By the time it was all said and done, I had let go of so much—friends, a husband, a home, a couple of churches, a sense of security in God’s love, the “perfect child” performance I had enacted for my parents and all the other acts that go along with nurturing a life of nostalgia. It was painful to let each layer go, but perhaps the most difficult layer to shed was an addiction to nostalgia itself—everything else stuck painfully to it like an enormous bandage.
The word “nostalgia” dates back to the mid-17th century, and was formed by two Greek words: “nostos,” which means “returning home,” and “algos,” which is a “pain or longing.” While it was originally used to describe a longing for someone’s native land, today most of us would describe it as a deep ache—a yearning for a lost time and/or place. Other words that come to mind when I think about my own tendency toward nostalgia include melancholy, bittersweet, idealistic and romantic. Those words still make me feel cozy in a strange, sick way, but it’s difficult to find anything in my past to actually long for. I value all of those painful, heart-wrenching experiences, because I know they were necessary in order to bring me to a place of wholeness and peace in the moment, but I certainly don’t pine for those times.
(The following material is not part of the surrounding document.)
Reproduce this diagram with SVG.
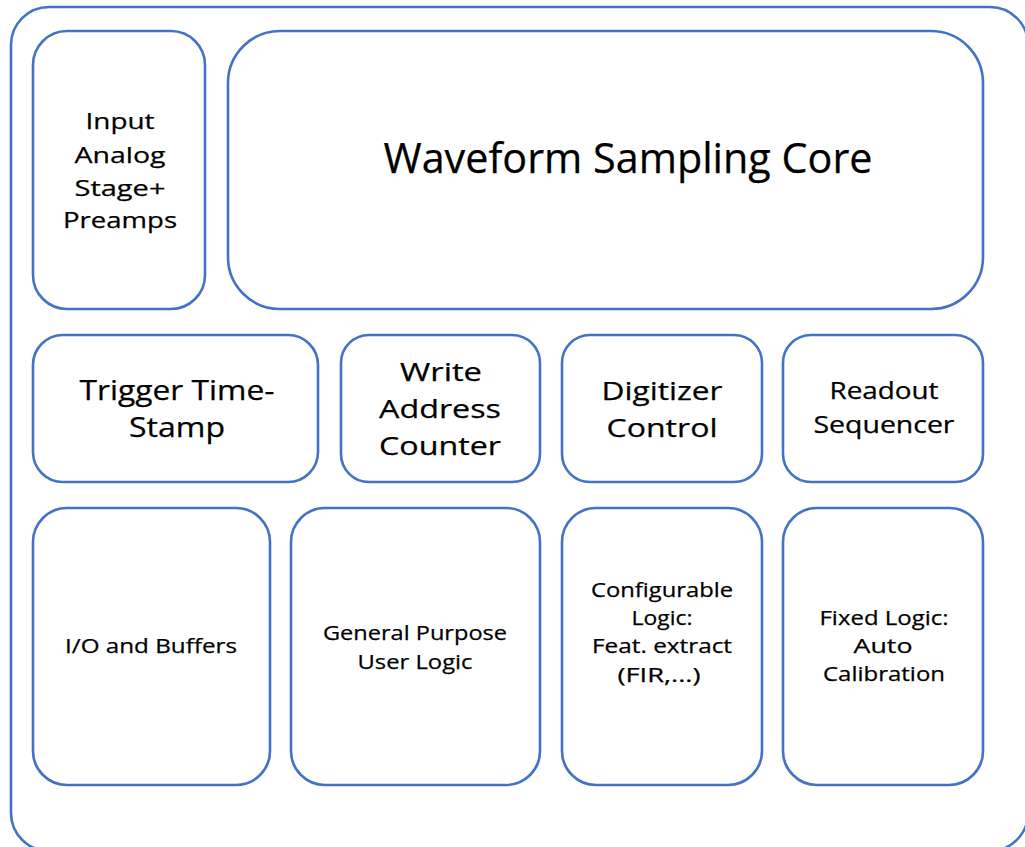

I don’t think fondly of them as I stare into a campfire or walk idly along a leafy sidewalk in autumn. Those days are over.
I’m beginning to think letting go of the idea of nostalgia is my final step—at least when it comes to this particular challenge. My now is so blessed—a new husband, work I love and a church community full of people who don’t expect perfection but embrace the process involved in following God—I want to focus on the moment. That’s why my new addiction, if I must have one, is to nowstalgia. The new challenge—because there seems to always be one—will be to not fall into a similar trap, letting nowstalgia slip back into my old nostalgia comfort zone. I mean, now I have actual experiences and moments that don’t need to be edited or revised to be beautiful. I have true nostalgia fodder—to treasure and remember, but to contain so it doesn’t creep up and block the view of my now.
Late last night, I was transferring my photo library to my new MacBook and took a long detour through the 600 or so photos Jason and I took on our honeymoon last summer in Greece. It truly was a picture-perfect trip in every way. But I’m able to recognize that while photos are to be treasured, they should simultaneously be held in slight suspicion. That’s why I made a dash through the rain to the car for the camera last weekend: the whole family was crowded under a drippy tarp, eating hotdogs and beans, praying that the rain would stop long enough for us to set up our tent. Not only did I capture a different kind of memory, I managed to get a drop of rain on the camera lens, which blurred the center of every photo we took the next day. Yeah, that’s all frustrating stuff, but I’m trying to accept that there’s no way to perfectly choreograph the life of a family of five and the weather—and all of the other things completely out of my control. I’m much more able now than I was 10 or 20 years ago to enjoy the humor and value the life-lessons embedded in the imperfections. Because too pretty and too sweet, after all, do not a good story (or life) make.